Now living in a refugee camp, facing daily hardships and an uncertain future, Umme Habiba relies on her father's advice for strength. The lamp, a symbol of resilience, reminds her of the guidance it provided her father during his night fishing in Myanmar.

Watch below Umme Salma's video where she explains further about herself and the meaning of her photograph.

Umme Salma is a young Rohingya social worker who was born in 2003 in the village of Thin Ga Net in Buthidaung township. She is the first daughter in her family with two brothers and two sisters. Her parents are well-educated; her father is a village doctor and primary teacher, while her mother is a social society activist and humanitarian worker.


‘I am really grateful to my parents for raising us uniquely despite the fact that they encountered many complications, including traumatic experiences, several decades and awful cruelties committed by Myanmar authorities against them. In the systematic genocidal act of the Myanmar government against the Rohingya in 2017, my paternal uncle and maternal uncle were shot and cut into pieces by the military while crossing the Naf River in an attempt to save their lives.’ Umme.

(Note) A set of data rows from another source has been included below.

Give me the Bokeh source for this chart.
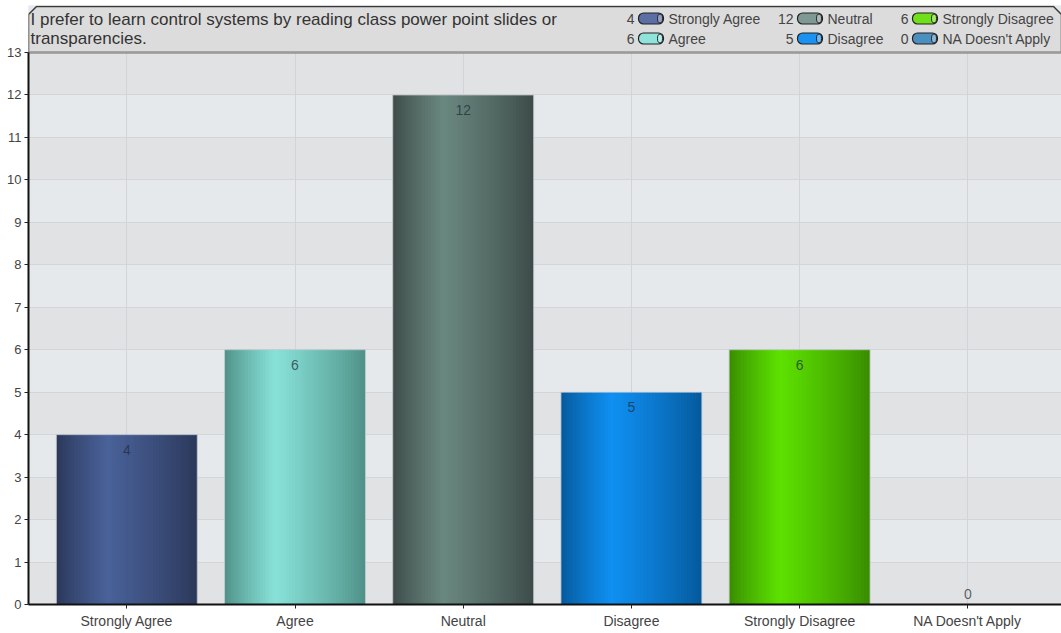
import numpy as np
from bokeh.plotting import figure
from bokeh.models import ColumnDataSource, Range1d, FixedTicker, Grid
from bokeh.core.properties import value
from bokeh.embed import file_html
from bokeh.resources import INLINE

# ---- data ----
TITLE_LINES = [
    "I prefer to learn control systems by reading class power point slides or",
    "transparencies.",
]
CATEGORIES = ["Strongly Agree", "Agree", "Neutral", "Disagree",
              "Strongly Disagree", "NA Doesn't Apply"]
COUNTS = [4, 6, 12, 5, 6, 0]
Y_TICKS = list(range(0, 14))

# ---- styling ----
FONT = "Liberation Sans"
EDGE = ["#2a3758", "#4e8f86", "#3c4a47", "#05589a", "#388a00", "#2f6a90"]
PEAK = ["#4a629a", "#88e2d8", "#6a8880", "#1090f2", "#5de200", "#4d95c5"]
SWATCH = ["#5b6fa5", "#8fe3da", "#7e9893", "#1b92f2", "#6fe01a", "#4b8fbe"]

W, H = 1061, 633
LEFT, RIGHT, TOP, BOTTOM = 28, 0, 5, 29
FRAME_W = W - LEFT - RIGHT
FRAME_H = H - TOP - BOTTOM
XS, XE = -0.0844, 6.057
Y_MAX = 13
YE = 14.107
BAR_W = 0.838


def px_x(px):
    return XS + (px - LEFT) / FRAME_W * (XE - XS)


def px_y(py):
    return (H - BOTTOM - py) / FRAME_H * YE


def hex_rgb(c):
    c = c.lstrip("#")
    return np.array([int(c[i:i + 2], 16) for i in (0, 2, 4)], dtype=float)


def rgb_hex(a):
    a = np.clip(np.round(a), 0, 255).astype(int)
    return "#%02x%02x%02x" % tuple(a)


centers = np.arange(len(CATEGORIES)) + 0.5

p = figure(width=W, height=H, x_range=Range1d(XS, XE), y_range=Range1d(0, YE),
           output_backend="svg", toolbar_location=None,
           min_border_left=LEFT, min_border_right=RIGHT,
           min_border_top=TOP, min_border_bottom=BOTTOM)
p.outline_line_color = None
p.background_fill_color = "#e1e2e4"
p.border_fill_color = "white"

# grid: alternating horizontal bands, drawn before the vertical lines
p.xgrid.ticker = FixedTicker(ticks=list(centers))
p.xgrid.grid_line_color = "#d2d4d7"
p.ygrid.ticker = FixedTicker(ticks=Y_TICKS)
p.ygrid.grid_line_color = "#d3d5d8"
p.ygrid.band_fill_color = "#e6e9ec"
p.ygrid.band_fill_alpha = 1.0
grids = [r for r in p.center if isinstance(r, Grid)]
others = [r for r in p.center if not isinstance(r, Grid)]
p.center = sorted(grids, key=lambda g: 0 if g.dimension == 1 else 1) + others

# axes
p.yaxis.ticker = FixedTicker(ticks=Y_TICKS)
p.yaxis.bounds = (0, Y_MAX)
p.xaxis.ticker = FixedTicker(ticks=list(centers))
p.xaxis.major_label_overrides = {float(c): n for c, n in zip(centers, CATEGORIES)}
for ax in (p.xaxis, p.yaxis):
    ax.axis_line_color = "#111111"
    ax.axis_line_width = 2
    ax.major_tick_line_color = "#222222"
    ax.major_tick_out = 4
    ax.major_tick_in = 0
    ax.minor_tick_line_color = None
    ax.major_label_text_font = FONT
    ax.major_label_text_color = "#444444"
p.yaxis.major_label_text_font_size = "13px"
p.xaxis.major_label_text_font_size = "14px"
p.yaxis.major_label_standoff = 3
p.xaxis.major_label_standoff = 4

# bars with a horizontal cylinder-like shading, built from thin strips
N = 48
strips = dict(left=[], right=[], top=[], color=[])
for c, v, e, pk in zip(centers, COUNTS, EDGE, PEAK):
    L = c - BAR_W / 2
    R = c + BAR_W / 2
    ce, cp = hex_rgb(e), hex_rgb(pk)
    for k in range(N):
        t = (k + 0.5) / N
        f = t / 0.36 if t < 0.36 else (1 - t) / 0.64
        f = f ** 0.85
        strips["left"].append(L + k * BAR_W / N)
        strips["right"].append(min(L + (k + 1.6) * BAR_W / N, R))
        strips["top"].append(v)
        strips["color"].append(rgb_hex(ce + (cp - ce) * f))
p.quad(left="left", right="right", top="top", bottom=0, fill_color="color",
       line_color=None, source=ColumnDataSource(strips))

bars = ColumnDataSource(dict(
    left=list(centers - BAR_W / 2), right=list(centers + BAR_W / 2), top=COUNTS,
    x=list(centers), label=[str(v) for v in COUNTS],
    yoff=[15 if v > 0 else -11 for v in COUNTS],
))
p.quad(left="left", right="right", top="top", bottom=0, fill_color=None,
       line_color="#c4cad2", line_alpha=0.8, line_width=1, source=bars)
p.text(x="x", y="top", text="label", y_offset="yoff", source=bars,
       text_align="center", text_baseline="middle",
       text_font=value(FONT), text_font_size="14px",
       text_color="#1e2a38", text_alpha=0.72)

# header panel holding the question and the legend
cx = px_x(36) - px_x(28)
cy = px_y(6) - px_y(14)
ht = px_y(6)
p.patch(x=[XS, XS, XS + cx, XE - cx, XE, XE],
        y=[Y_MAX, ht - cy, ht, ht, ht - cy, Y_MAX],
        fill_color="#dcdcdc", line_color="#3a3a3a", line_width=1.5)
p.segment(x0=[XS], y0=[Y_MAX], x1=[XE], y1=[Y_MAX],
          line_color="#9a9a9a", line_width=2)

p.text(x=[px_x(30)] * len(TITLE_LINES), y=[px_y(19), px_y(38)],
       text=TITLE_LINES, text_align="left", text_baseline="middle",
       text_font=value(FONT), text_font_size="17px", text_color="#333333")

# legend: counts, pill swatches and category names in a 3x2 grid
col_px = [638, 638, 797, 797, 912, 912]
row_px = [18, 38, 18, 38, 18, 38]
leg = ColumnDataSource(dict(
    sx=[px_x(c + 12.5) for c in col_px],
    ex=[px_x(c + 21.5) for c in col_px],
    cx=[px_x(c - 4) for c in col_px],
    lx=[px_x(c + 30) for c in col_px],
    y=[px_y(r) for r in row_px],
    count=[str(v) for v in COUNTS],
    name=CATEGORIES,
    color=SWATCH,
))
p.rect(x="sx", y="y", width=25, height=11, width_units="screen",
       height_units="screen", fill_color="color", line_color="#222222",
       line_width=1.2, border_radius=5, source=leg)
p.ellipse(x="ex", y="y", width=5, height=9, width_units="screen",
          height_units="screen", fill_color="white", fill_alpha=0.35,
          line_color="#222222", line_width=1, source=leg)
p.text(x="cx", y="y", text="count", source=leg, text_align="right",
       text_baseline="middle", text_font=value(FONT), text_font_size="14px",
       text_color="#444444")
p.text(x="lx", y="y", text="name", source=leg, text_align="left",
       text_baseline="middle", text_font=value(FONT), text_font_size="14px",
       text_color="#444444")

open("out.html", "w").write(file_html(p, INLINE))
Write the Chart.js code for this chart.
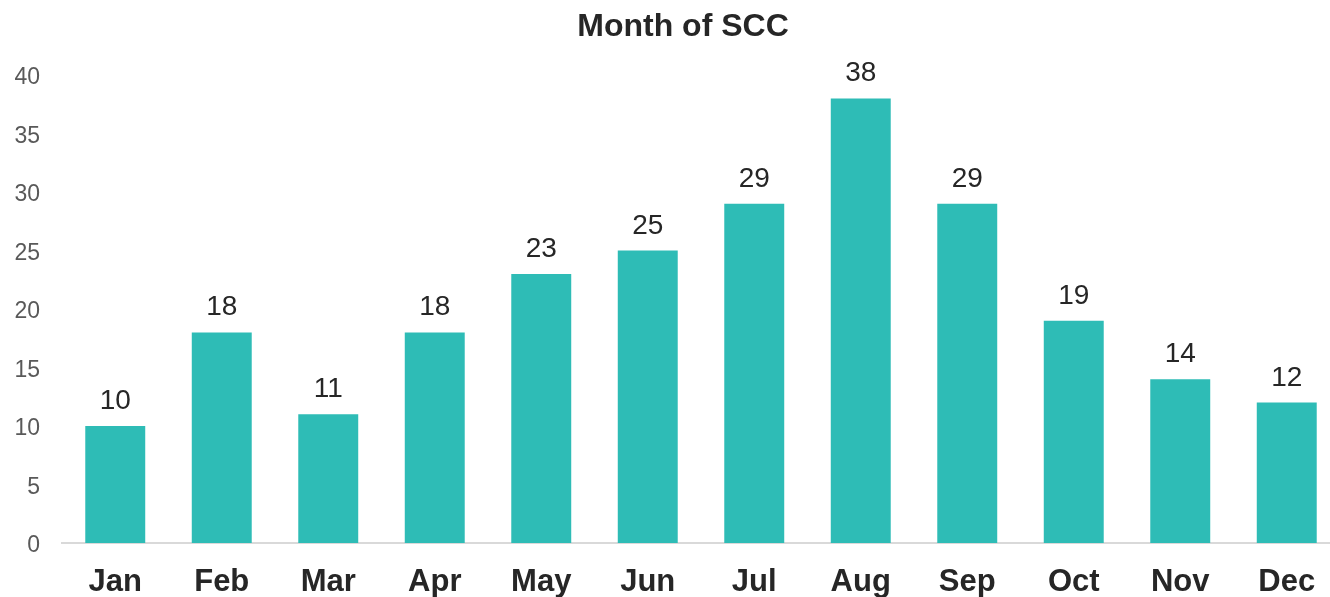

Umme Salma was unable to complete her studies in Myanmar, but she managed to continue her higher education at Asian University for Women (AUW) in Chittagong from 2022. She also completed a diploma in sociology at Elon University online. Umme Salma worked as a peace-builder and community research volunteer at BRAC University. She attended photography and storyteller training at WFP, and her interest lies in photography and storytelling within the Rohingya community. Umme Salma's photograph was selected in Oxfam's Arts competition in 2021.

When Umme Salma saw the challenges faced by vulnerable Rohingya women and their eagerness to learn and create artwork, she formed the community-based organisation name Literature and Handicrafts for Rohingya Women (LHRW) to empower and build women capacity. They have trained women in various artworks such as embroidery, sewing, and tailoring. Now these women have generated livelihood and built professional skills. Similarly, LHRW has continued to train and teach adolescent girls till now.

‘Although I have a passion for photography, I had to pause it for a few months due to organisational tasks and my studies. I know that I am a skilful photographer and can showcase the situation of my community facing multiple challenges in the camps. As a result, I intend to engage in more advocacy and bring about change. I believe photography and documentation are essential parts of advocacy, and I pursue them enthusiastically.’ Umme.


Umme Salma is a fellow photographer of Rohingyatographer Magazine. Guided by her inner light, she has recently re-settled in Canada.


This feature is part of The Rohingya Experience, an exhibition in St Helier, Island of Jersey during July 2024, developed by Rohingyatographer, a collective of Rohingya refugee photographers in partnership with Jersey Overseas Aid.